• [Exercise]: Provide an exact copy of the data, excluding the images.

--- START Source excerpt ---

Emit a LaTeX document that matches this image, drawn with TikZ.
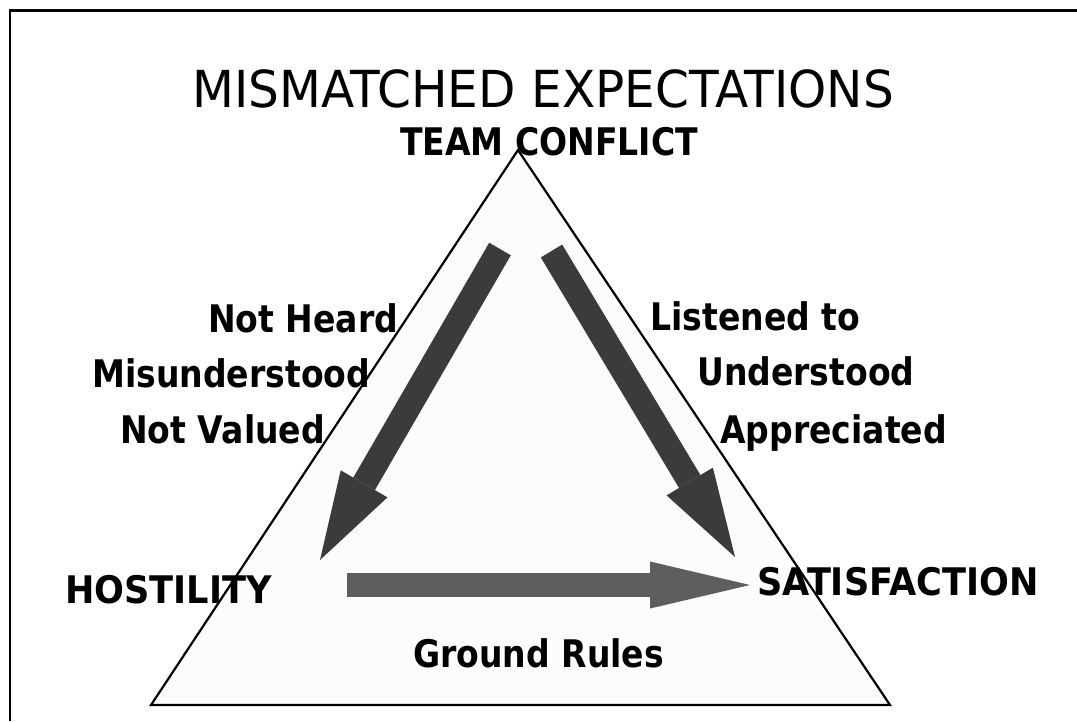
\documentclass[tikz,border=0pt]{standalone}
\usepackage{fontspec}
\setmainfont{DejaVu Sans}
\newfontfamily\headfont[FakeStretch=0.952]{DejaVu Sans}
\newfontfamily\capfont[FakeStretch=0.925]{DejaVu Sans}
\newfontfamily\labfont[FakeStretch=0.87]{DejaVu Sans}
\usepackage{tikz}
\usetikzlibrary{arrows.meta}
\definecolor{Ink}{HTML}{000000}
\definecolor{Shade}{HTML}{3B3B3B}
\definecolor{Slate}{HTML}{5E5E5E}
\definecolor{Paper}{HTML}{FCFCFC}
\tikzset{
  frame/.style={draw=Ink,line width=2.5pt},
  tri/.style={draw=Ink,line width=2.2pt,fill=Paper,line join=miter},
  flow/.style={draw=Shade,line width=25pt,-{Triangle[width=54pt,length=88pt,line width=0pt]}},
  rules/.style={flow,draw=Slate,line width=24pt,-{Triangle[width=47pt,length=100pt,line width=0pt]}},
  headline/.style={font=\headfont\fontsize{51}{60}\selectfont,inner sep=0pt,anchor=base},
  lab/.style={font=\labfont\bfseries\fontsize{38}{44}\selectfont,inner sep=0pt,anchor=base west},
  vertex/.style={lab,font=\capfont\bfseries\fontsize{38}{44}\selectfont}
}
\begin{document}
\begin{tikzpicture}[x=1pt,y=-1pt]
    \useasboundingbox (0,0) rectangle (1077,721);
    \draw[frame] (10,721) |- (1077,10.5);
    % corners of the triangle
    \coordinate (apex) at (518,150); \coordinate (bl) at (151,705); \coordinate (br) at (890,705);
    \draw[tri] (apex)--(br)--(bl)--cycle;
    \node[headline] (title) at (543,107) {MISMATCHED EXPECTATIONS};
    \node[lab,anchor=base] (team) at (549,155) {TEAM CONFLICT};
    \node[vertex] (host) at (65,603) {HOSTILITY};
    \node[vertex] (satis) at (757,595) {SATISFACTION};
    \node[lab] (rules) at (413,667) {Ground Rules};
    % left side
    \node[lab] (heard) at (208,332) {Not Heard};
    \node[lab] (misund) at (92,387) {Misunderstood};
    \node[lab] (valued) at (120,443) {Not Valued};
    % right side
    \node[lab] (listen) at (650,330) {Listened to};
    \node[lab] (und) at (697,385) {Understood};
    \node[lab] (apprec) at (720,443) {Appreciated};
    % the three arrows
    \coordinate (lTail) at (500,249); \coordinate (lTip) at (320,560);
    \coordinate (rTail) at (551.5,251); \coordinate (rTip) at (735,557);
    \coordinate (gTail) at (347,585); \coordinate (gTip) at (750,585);
    \draw[flow] (lTail)--(lTip);
    \draw[flow] (rTail)--(rTip);
    \draw[rules] (gTail)--(gTip);
  \end{tikzpicture}
\end{document}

--- END Source excerpt ---

• [Worked answer]:
Emit a LaTeX document that matches this image, drawn with TikZ.
\documentclass[tikz,border=0pt]{standalone}
\usepackage{fontspec}
\setmainfont{DejaVu Sans}
\newfontfamily\headfont[FakeStretch=0.952]{DejaVu Sans}
\newfontfamily\capfont[FakeStretch=0.925]{DejaVu Sans}
\newfontfamily\labfont[FakeStretch=0.87]{DejaVu Sans}
\usepackage{tikz}
\usetikzlibrary{arrows.meta}
\definecolor{Ink}{HTML}{000000}
\definecolor{Shade}{HTML}{3B3B3B}
\definecolor{Slate}{HTML}{5E5E5E}
\definecolor{Paper}{HTML}{FCFCFC}
\tikzset{
  frame/.style={draw=Ink,line width=2.5pt},
  tri/.style={draw=Ink,line width=2.2pt,fill=Paper,line join=miter},
  flow/.style={draw=Shade,line width=25pt,-{Triangle[width=54pt,length=88pt,line width=0pt]}},
  rules/.style={flow,draw=Slate,line width=24pt,-{Triangle[width=47pt,length=100pt,line width=0pt]}},
  headline/.style={font=\headfont\fontsize{51}{60}\selectfont,inner sep=0pt,anchor=base},
  lab/.style={font=\labfont\bfseries\fontsize{38}{44}\selectfont,inner sep=0pt,anchor=base west},
  vertex/.style={lab,font=\capfont\bfseries\fontsize{38}{44}\selectfont}
}
\begin{document}
\begin{tikzpicture}[x=1pt,y=-1pt]
    \useasboundingbox (0,0) rectangle (1077,721);
    \draw[frame] (10,721) |- (1077,10.5);
    % corners of the triangle
    \coordinate (apex) at (518,150); \coordinate (bl) at (151,705); \coordinate (br) at (890,705);
    \draw[tri] (apex)--(br)--(bl)--cycle;
    \node[headline] (title) at (543,107) {MISMATCHED EXPECTATIONS};
    \node[lab,anchor=base] (team) at (549,155) {TEAM CONFLICT};
    \node[vertex] (host) at (65,603) {HOSTILITY};
    \node[vertex] (satis) at (757,595) {SATISFACTION};
    \node[lab] (rules) at (413,667) {Ground Rules};
    % left side
    \node[lab] (heard) at (208,332) {Not Heard};
    \node[lab] (misund) at (92,387) {Misunderstood};
    \node[lab] (valued) at (120,443) {Not Valued};
    % right side
    \node[lab] (listen) at (650,330) {Listened to};
    \node[lab] (und) at (697,385) {Understood};
    \node[lab] (apprec) at (720,443) {Appreciated};
    % the three arrows
    \coordinate (lTail) at (500,249); \coordinate (lTip) at (320,560);
    \coordinate (rTail) at (551.5,251); \coordinate (rTip) at (735,557);
    \coordinate (gTail) at (347,585); \coordinate (gTip) at (750,585);
    \draw[flow] (lTail)--(lTip);
    \draw[flow] (rTail)--(rTip);
    \draw[rules] (gTail)--(gTip);
  \end{tikzpicture}
\end{document}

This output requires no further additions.